*Your goal:* Leave out the pictures and copy everything else in the entries exactly.

*Data for this task:*
::::

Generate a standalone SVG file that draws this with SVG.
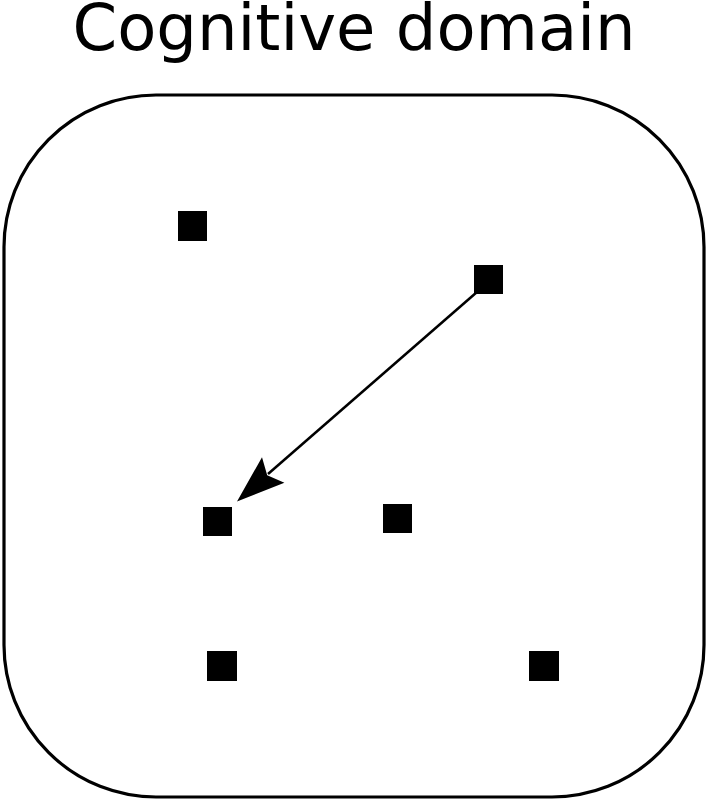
<svg xmlns="http://www.w3.org/2000/svg" width="708" height="800" viewBox="0 0 708 800">
<style>
.t{font-family:"DejaVu Sans",sans-serif;font-size:64px;fill:#000}
.n{fill:#000}
.c{stroke:#000;stroke-width:2.5;fill:none}
</style>
<rect width="708" height="800" fill="#fff"/>
<text class="t" x="354" y="50" text-anchor="middle">Cognitive domain</text>
<g id="domain"><rect x="4" y="95" width="700" height="702" rx="152" ry="152" fill="none" stroke="#000" stroke-width="3.2"/></g>
<g id="n1"><rect class="n" x="178" y="211" width="29" height="30"/></g>
<g id="n2"><rect class="n" x="474" y="265" width="29" height="29"/></g>
<g id="n3"><rect class="n" x="203" y="507" width="29" height="29"/></g>
<g id="n4"><rect class="n" x="383" y="504" width="29" height="29"/></g>
<g id="n5"><rect class="n" x="207" y="651" width="30" height="30"/></g>
<g id="n6"><rect class="n" x="529" y="651" width="30" height="30"/></g>
<g id="connectors">
<line class="c" x1="477" y1="292" x2="268" y2="474"/>
<path d="M237,501.5 L262,457.2 L267.2,475.2 L284.4,482.8 Z" fill="#000"/>
</g>
</svg>
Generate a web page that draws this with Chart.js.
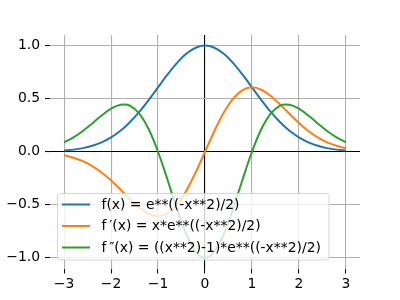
<!DOCTYPE html>
<html>
<head>
<meta charset="utf-8">
<script src="https://cdn.jsdelivr.net/npm/chart.js@4"></script>
<style>
  html, body { margin: 0; padding: 0; background: #fff; }
  #wrap { width: 400px; height: 300px; }
</style>
</head>
<body>
<div id="wrap"><canvas id="chart" width="400" height="300"></canvas></div>
<script>
  // x positions and values
  const xValues = [-3, -2.8, -2.6, -2.4, -2.2, -2, -1.8, -1.7, -1.6, -1.4, -1.2, -1, -0.8, -0.6, -0.4, -0.2,
    0, 0.2, 0.4, 0.6, 0.8, 1, 1.2, 1.4, 1.6, 1.7, 1.8, 2, 2.2, 2.4, 2.6, 2.8, 3];
  const fValues = [0.011, 0.020, 0.034, 0.056, 0.089, 0.135, 0.198, 0.236, 0.278, 0.375, 0.487, 0.607, 0.726, 0.835, 0.923, 0.980,
    1.000, 0.980, 0.923, 0.835, 0.726, 0.607, 0.487, 0.375, 0.278, 0.236, 0.198, 0.135, 0.089, 0.056, 0.034, 0.020, 0.011];
  const f1Values = [-0.033, -0.056, -0.089, -0.135, -0.196, -0.271, -0.356, -0.401, -0.445, -0.525, -0.584, -0.607, -0.581, -0.501, -0.369, -0.196,
    0.000, 0.196, 0.369, 0.501, 0.581, 0.607, 0.584, 0.525, 0.445, 0.401, 0.356, 0.271, 0.196, 0.135, 0.089, 0.056, 0.033];
  const f2Values = [0.089, 0.136, 0.196, 0.267, 0.341, 0.406, 0.443, 0.446, 0.434, 0.360, 0.214, 0.000, -0.261, -0.535, -0.775, -0.941,
    -1.000, -0.941, -0.775, -0.535, -0.261, 0.000, 0.214, 0.360, 0.434, 0.446, 0.443, 0.406, 0.341, 0.267, 0.196, 0.136, 0.089];
  const seriesLabels = [
    'f(x) = e**((-x**2)/2)',
    'f\u2009\u2032(x) = x*e**((-x**2)/2)',
    'f\u2009\u2033(x) = ((x**2)-1)*e**((-x**2)/2)'
  ];
  const seriesColors = ['#1f77b4', '#ff7f0e', '#2ca02c'];
  const xTicks = [-3, -2, -1, 0, 1, 2, 3];
  const yTicks = [-1, -0.5, 0, 0.5, 1];

  const font = { family: 'DejaVu Sans', size: 13.9 };
  const minus = s => String(s).replace('-', '\u2212');

  function toPoints(ys) {
    return xValues.map((x, i) => ({ x: x, y: ys[i] }));
  }

  // matplotlib style legend drawn inside the plot
  const boxLegend = {
    id: 'boxLegend',
    afterDatasetsDraw(chart) {
      const ctx = chart.ctx;
      const left = 57.5, top = 193.5, w = 271.5, h = 66.5, r = 3;
      ctx.save();
      ctx.beginPath();
      ctx.roundRect(left, top, w, h, r);
      ctx.fillStyle = 'rgba(255,255,255,0.8)';
      ctx.fill();
      ctx.strokeStyle = 'rgba(204,204,204,0.8)';
      ctx.lineWidth = 1;
      ctx.stroke();
      ctx.font = font.size + 'px ' + font.family;
      ctx.textBaseline = 'middle';
      ctx.fillStyle = '#000';
      const rows = [204.5, 226, 247.5];
      chart.data.datasets.forEach((ds, i) => {
        ctx.beginPath();
        ctx.moveTo(62, rows[i]);
        ctx.lineTo(90, rows[i]);
        ctx.strokeStyle = ds.borderColor;
        ctx.lineWidth = 2;
        ctx.stroke();
        ctx.fillText(ds.label, 101.5, rows[i] + 0.5);
      });
      ctx.restore();
    }
  };

  new Chart(document.getElementById('chart'), {
    type: 'line',
    data: {
      datasets: [0, 1, 2].map(i => ({
        label: seriesLabels[i],
        data: toPoints([fValues, f1Values, f2Values][i]),
        borderColor: seriesColors[i],
        borderWidth: 2,
        pointRadius: 0,
        cubicInterpolationMode: 'monotone',
        fill: false,
        order: 2 - i
      }))
    },
    options: {
      responsive: false,
      animation: false,
      layout: { padding: { top: 35, right: 40, left: 0, bottom: 0 } },
      plugins: { legend: { display: false }, tooltip: { enabled: false } },
      scales: {
        x: {
          type: 'linear',
          min: -3.3,
          max: 3.3,
          afterBuildTicks: axis => { axis.ticks = xTicks.map(v => ({ value: v })); },
          afterFit: scale => { scale.height = 31.5; },
          border: { display: false },
          grid: {
            color: c => (c.tick && c.tick.value === 0) ? '#000' : '#b0b0b0',
            lineWidth: 1.1,
            tickColor: '#000',
            tickLength: 5,
            tickWidth: 1
          },
          ticks: { color: '#000', font: font, padding: 3, maxRotation: 0, callback: v => minus(v) }
        },
        y: {
          min: -1.1,
          max: 1.1,
          afterBuildTicks: axis => { axis.ticks = yTicks.map(v => ({ value: v })); },
          afterFit: scale => { scale.width = 50; },
          border: { display: false },
          grid: {
            color: c => (c.tick && c.tick.value === 0) ? '#000' : '#b0b0b0',
            lineWidth: 1.1,
            tickColor: '#000',
            tickLength: 5,
            tickWidth: 1
          },
          ticks: { color: '#000', font: font, padding: 5, callback: v => minus(v.toFixed(1)) }
        }
      }
    },
    plugins: [boxLegend]
  });
</script>
</body>
</html>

::::

*Reply:*
Generate a standalone SVG file that draws this with SVG.
<svg xmlns="http://www.w3.org/2000/svg" width="708" height="800" viewBox="0 0 708 800">
<style>
.t{font-family:"DejaVu Sans",sans-serif;font-size:64px;fill:#000}
.n{fill:#000}
.c{stroke:#000;stroke-width:2.5;fill:none}
</style>
<rect width="708" height="800" fill="#fff"/>
<text class="t" x="354" y="50" text-anchor="middle">Cognitive domain</text>
<g id="domain"><rect x="4" y="95" width="700" height="702" rx="152" ry="152" fill="none" stroke="#000" stroke-width="3.2"/></g>
<g id="n1"><rect class="n" x="178" y="211" width="29" height="30"/></g>
<g id="n2"><rect class="n" x="474" y="265" width="29" height="29"/></g>
<g id="n3"><rect class="n" x="203" y="507" width="29" height="29"/></g>
<g id="n4"><rect class="n" x="383" y="504" width="29" height="29"/></g>
<g id="n5"><rect class="n" x="207" y="651" width="30" height="30"/></g>
<g id="n6"><rect class="n" x="529" y="651" width="30" height="30"/></g>
<g id="connectors">
<line class="c" x1="477" y1="292" x2="268" y2="474"/>
<path d="M237,501.5 L262,457.2 L267.2,475.2 L284.4,482.8 Z" fill="#000"/>
</g>
</svg>
Generate a web page that draws this with Chart.js.
<!DOCTYPE html>
<html>
<head>
<meta charset="utf-8">
<script src="https://cdn.jsdelivr.net/npm/chart.js@4"></script>
<style>
  html, body { margin: 0; padding: 0; background: #fff; }
  #wrap { width: 400px; height: 300px; }
</style>
</head>
<body>
<div id="wrap"><canvas id="chart" width="400" height="300"></canvas></div>
<script>
  // x positions and values
  const xValues = [-3, -2.8, -2.6, -2.4, -2.2, -2, -1.8, -1.7, -1.6, -1.4, -1.2, -1, -0.8, -0.6, -0.4, -0.2,
    0, 0.2, 0.4, 0.6, 0.8, 1, 1.2, 1.4, 1.6, 1.7, 1.8, 2, 2.2, 2.4, 2.6, 2.8, 3];
  const fValues = [0.011, 0.020, 0.034, 0.056, 0.089, 0.135, 0.198, 0.236, 0.278, 0.375, 0.487, 0.607, 0.726, 0.835, 0.923, 0.980,
    1.000, 0.980, 0.923, 0.835, 0.726, 0.607, 0.487, 0.375, 0.278, 0.236, 0.198, 0.135, 0.089, 0.056, 0.034, 0.020, 0.011];
  const f1Values = [-0.033, -0.056, -0.089, -0.135, -0.196, -0.271, -0.356, -0.401, -0.445, -0.525, -0.584, -0.607, -0.581, -0.501, -0.369, -0.196,
    0.000, 0.196, 0.369, 0.501, 0.581, 0.607, 0.584, 0.525, 0.445, 0.401, 0.356, 0.271, 0.196, 0.135, 0.089, 0.056, 0.033];
  const f2Values = [0.089, 0.136, 0.196, 0.267, 0.341, 0.406, 0.443, 0.446, 0.434, 0.360, 0.214, 0.000, -0.261, -0.535, -0.775, -0.941,
    -1.000, -0.941, -0.775, -0.535, -0.261, 0.000, 0.214, 0.360, 0.434, 0.446, 0.443, 0.406, 0.341, 0.267, 0.196, 0.136, 0.089];
  const seriesLabels = [
    'f(x) = e**((-x**2)/2)',
    'f\u2009\u2032(x) = x*e**((-x**2)/2)',
    'f\u2009\u2033(x) = ((x**2)-1)*e**((-x**2)/2)'
  ];
  const seriesColors = ['#1f77b4', '#ff7f0e', '#2ca02c'];
  const xTicks = [-3, -2, -1, 0, 1, 2, 3];
  const yTicks = [-1, -0.5, 0, 0.5, 1];

  const font = { family: 'DejaVu Sans', size: 13.9 };
  const minus = s => String(s).replace('-', '\u2212');

  function toPoints(ys) {
    return xValues.map((x, i) => ({ x: x, y: ys[i] }));
  }

  // matplotlib style legend drawn inside the plot
  const boxLegend = {
    id: 'boxLegend',
    afterDatasetsDraw(chart) {
      const ctx = chart.ctx;
      const left = 57.5, top = 193.5, w = 271.5, h = 66.5, r = 3;
      ctx.save();
      ctx.beginPath();
      ctx.roundRect(left, top, w, h, r);
      ctx.fillStyle = 'rgba(255,255,255,0.8)';
      ctx.fill();
      ctx.strokeStyle = 'rgba(204,204,204,0.8)';
      ctx.lineWidth = 1;
      ctx.stroke();
      ctx.font = font.size + 'px ' + font.family;
      ctx.textBaseline = 'middle';
      ctx.fillStyle = '#000';
      const rows = [204.5, 226, 247.5];
      chart.data.datasets.forEach((ds, i) => {
        ctx.beginPath();
        ctx.moveTo(62, rows[i]);
        ctx.lineTo(90, rows[i]);
        ctx.strokeStyle = ds.borderColor;
        ctx.lineWidth = 2;
        ctx.stroke();
        ctx.fillText(ds.label, 101.5, rows[i] + 0.5);
      });
      ctx.restore();
    }
  };

  new Chart(document.getElementById('chart'), {
    type: 'line',
    data: {
      datasets: [0, 1, 2].map(i => ({
        label: seriesLabels[i],
        data: toPoints([fValues, f1Values, f2Values][i]),
        borderColor: seriesColors[i],
        borderWidth: 2,
        pointRadius: 0,
        cubicInterpolationMode: 'monotone',
        fill: false,
        order: 2 - i
      }))
    },
    options: {
      responsive: false,
      animation: false,
      layout: { padding: { top: 35, right: 40, left: 0, bottom: 0 } },
      plugins: { legend: { display: false }, tooltip: { enabled: false } },
      scales: {
        x: {
          type: 'linear',
          min: -3.3,
          max: 3.3,
          afterBuildTicks: axis => { axis.ticks = xTicks.map(v => ({ value: v })); },
          afterFit: scale => { scale.height = 31.5; },
          border: { display: false },
          grid: {
            color: c => (c.tick && c.tick.value === 0) ? '#000' : '#b0b0b0',
            lineWidth: 1.1,
            tickColor: '#000',
            tickLength: 5,
            tickWidth: 1
          },
          ticks: { color: '#000', font: font, padding: 3, maxRotation: 0, callback: v => minus(v) }
        },
        y: {
          min: -1.1,
          max: 1.1,
          afterBuildTicks: axis => { axis.ticks = yTicks.map(v => ({ value: v })); },
          afterFit: scale => { scale.width = 50; },
          border: { display: false },
          grid: {
            color: c => (c.tick && c.tick.value === 0) ? '#000' : '#b0b0b0',
            lineWidth: 1.1,
            tickColor: '#000',
            tickLength: 5,
            tickWidth: 1
          },
          ticks: { color: '#000', font: font, padding: 5, callback: v => minus(v.toFixed(1)) }
        }
      }
    },
    plugins: [boxLegend]
  });
</script>
</body>
</html>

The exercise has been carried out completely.